> SET PROBLEM
Include the line containing "const arcs = d3.pie().sort(null)(values)" and all lines before it, repeated exactly from the listing below, without pictures.

> SOURCE DATA
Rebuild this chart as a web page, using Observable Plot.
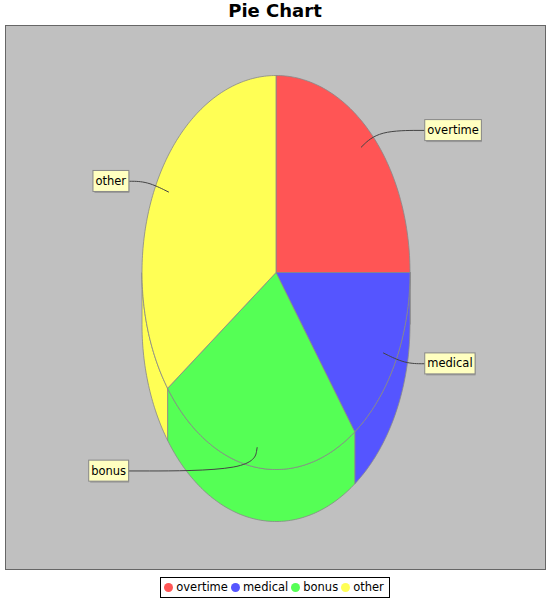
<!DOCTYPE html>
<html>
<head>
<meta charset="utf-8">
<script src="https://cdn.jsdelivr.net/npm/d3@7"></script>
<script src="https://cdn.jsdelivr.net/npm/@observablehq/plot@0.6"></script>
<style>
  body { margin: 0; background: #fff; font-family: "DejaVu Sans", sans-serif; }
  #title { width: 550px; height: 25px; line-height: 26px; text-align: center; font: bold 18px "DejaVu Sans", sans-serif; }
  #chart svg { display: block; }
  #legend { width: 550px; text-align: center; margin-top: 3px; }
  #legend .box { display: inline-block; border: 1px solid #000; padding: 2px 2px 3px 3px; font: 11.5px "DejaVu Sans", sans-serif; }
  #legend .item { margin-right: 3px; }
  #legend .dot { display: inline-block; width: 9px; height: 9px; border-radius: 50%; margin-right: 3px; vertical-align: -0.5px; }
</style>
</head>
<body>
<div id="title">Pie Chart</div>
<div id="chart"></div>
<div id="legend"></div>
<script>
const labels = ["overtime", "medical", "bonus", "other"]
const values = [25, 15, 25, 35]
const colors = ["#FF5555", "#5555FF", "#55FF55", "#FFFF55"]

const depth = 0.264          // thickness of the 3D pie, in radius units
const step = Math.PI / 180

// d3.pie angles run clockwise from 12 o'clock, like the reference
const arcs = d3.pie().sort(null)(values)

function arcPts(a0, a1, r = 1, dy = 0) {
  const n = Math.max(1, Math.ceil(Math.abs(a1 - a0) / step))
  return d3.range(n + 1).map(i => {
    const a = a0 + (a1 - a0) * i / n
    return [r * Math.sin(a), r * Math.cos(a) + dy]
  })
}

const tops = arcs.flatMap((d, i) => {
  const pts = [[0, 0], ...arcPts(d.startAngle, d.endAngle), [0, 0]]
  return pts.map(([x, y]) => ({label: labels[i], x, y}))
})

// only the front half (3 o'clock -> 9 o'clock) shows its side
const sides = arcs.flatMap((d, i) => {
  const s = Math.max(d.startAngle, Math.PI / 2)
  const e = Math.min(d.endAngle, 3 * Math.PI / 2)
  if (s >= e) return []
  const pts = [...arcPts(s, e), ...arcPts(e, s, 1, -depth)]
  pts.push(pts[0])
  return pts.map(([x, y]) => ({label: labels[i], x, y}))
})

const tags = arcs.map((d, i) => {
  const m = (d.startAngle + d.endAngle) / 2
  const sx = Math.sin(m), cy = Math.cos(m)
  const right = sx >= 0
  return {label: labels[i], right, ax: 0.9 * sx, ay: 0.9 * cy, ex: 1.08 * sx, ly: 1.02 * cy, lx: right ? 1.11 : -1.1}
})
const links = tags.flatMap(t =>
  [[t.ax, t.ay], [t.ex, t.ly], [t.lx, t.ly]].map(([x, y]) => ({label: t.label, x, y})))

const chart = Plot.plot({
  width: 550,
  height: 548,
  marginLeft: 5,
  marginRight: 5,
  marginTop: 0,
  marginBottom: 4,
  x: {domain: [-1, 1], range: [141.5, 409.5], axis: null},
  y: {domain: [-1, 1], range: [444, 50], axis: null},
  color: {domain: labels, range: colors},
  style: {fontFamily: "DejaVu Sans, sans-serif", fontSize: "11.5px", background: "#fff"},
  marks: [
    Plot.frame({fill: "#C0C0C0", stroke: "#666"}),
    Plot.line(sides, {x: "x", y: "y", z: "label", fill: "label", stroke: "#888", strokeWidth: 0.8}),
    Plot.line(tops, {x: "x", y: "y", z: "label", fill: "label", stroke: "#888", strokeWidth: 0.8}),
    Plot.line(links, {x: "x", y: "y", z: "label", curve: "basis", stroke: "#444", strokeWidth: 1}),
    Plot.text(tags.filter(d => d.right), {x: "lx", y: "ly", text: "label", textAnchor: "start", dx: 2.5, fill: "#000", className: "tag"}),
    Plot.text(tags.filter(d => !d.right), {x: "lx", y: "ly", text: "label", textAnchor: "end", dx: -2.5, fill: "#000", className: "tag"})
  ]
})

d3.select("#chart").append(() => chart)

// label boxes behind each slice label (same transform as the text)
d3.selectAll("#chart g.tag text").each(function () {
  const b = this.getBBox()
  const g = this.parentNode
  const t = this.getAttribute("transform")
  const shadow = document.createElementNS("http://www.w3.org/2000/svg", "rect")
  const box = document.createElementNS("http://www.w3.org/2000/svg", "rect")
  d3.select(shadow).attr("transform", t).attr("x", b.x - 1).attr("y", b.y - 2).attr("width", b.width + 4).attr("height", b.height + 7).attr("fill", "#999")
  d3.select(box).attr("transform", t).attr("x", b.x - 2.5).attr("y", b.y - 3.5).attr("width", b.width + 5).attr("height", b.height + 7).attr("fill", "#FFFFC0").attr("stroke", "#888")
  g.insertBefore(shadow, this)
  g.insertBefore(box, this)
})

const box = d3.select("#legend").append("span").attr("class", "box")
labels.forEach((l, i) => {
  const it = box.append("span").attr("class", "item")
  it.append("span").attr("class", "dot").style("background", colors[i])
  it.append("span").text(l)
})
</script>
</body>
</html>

> RESPONSE TO THIS EXERCISE
Rebuild this chart as a web page, using Observable Plot.
<!DOCTYPE html>
<html>
<head>
<meta charset="utf-8">
<script src="https://cdn.jsdelivr.net/npm/d3@7"></script>
<script src="https://cdn.jsdelivr.net/npm/@observablehq/plot@0.6"></script>
<style>
  body { margin: 0; background: #fff; font-family: "DejaVu Sans", sans-serif; }
  #title { width: 550px; height: 25px; line-height: 26px; text-align: center; font: bold 18px "DejaVu Sans", sans-serif; }
  #chart svg { display: block; }
  #legend { width: 550px; text-align: center; margin-top: 3px; }
  #legend .box { display: inline-block; border: 1px solid #000; padding: 2px 2px 3px 3px; font: 11.5px "DejaVu Sans", sans-serif; }
  #legend .item { margin-right: 3px; }
  #legend .dot { display: inline-block; width: 9px; height: 9px; border-radius: 50%; margin-right: 3px; vertical-align: -0.5px; }
</style>
</head>
<body>
<div id="title">Pie Chart</div>
<div id="chart"></div>
<div id="legend"></div>
<script>
const labels = ["overtime", "medical", "bonus", "other"]
const values = [25, 15, 25, 35]
const colors = ["#FF5555", "#5555FF", "#55FF55", "#FFFF55"]

const depth = 0.264          // thickness of the 3D pie, in radius units
const step = Math.PI / 180

// d3.pie angles run clockwise from 12 o'clock, like the reference
const arcs = d3.pie().sort(null)(values)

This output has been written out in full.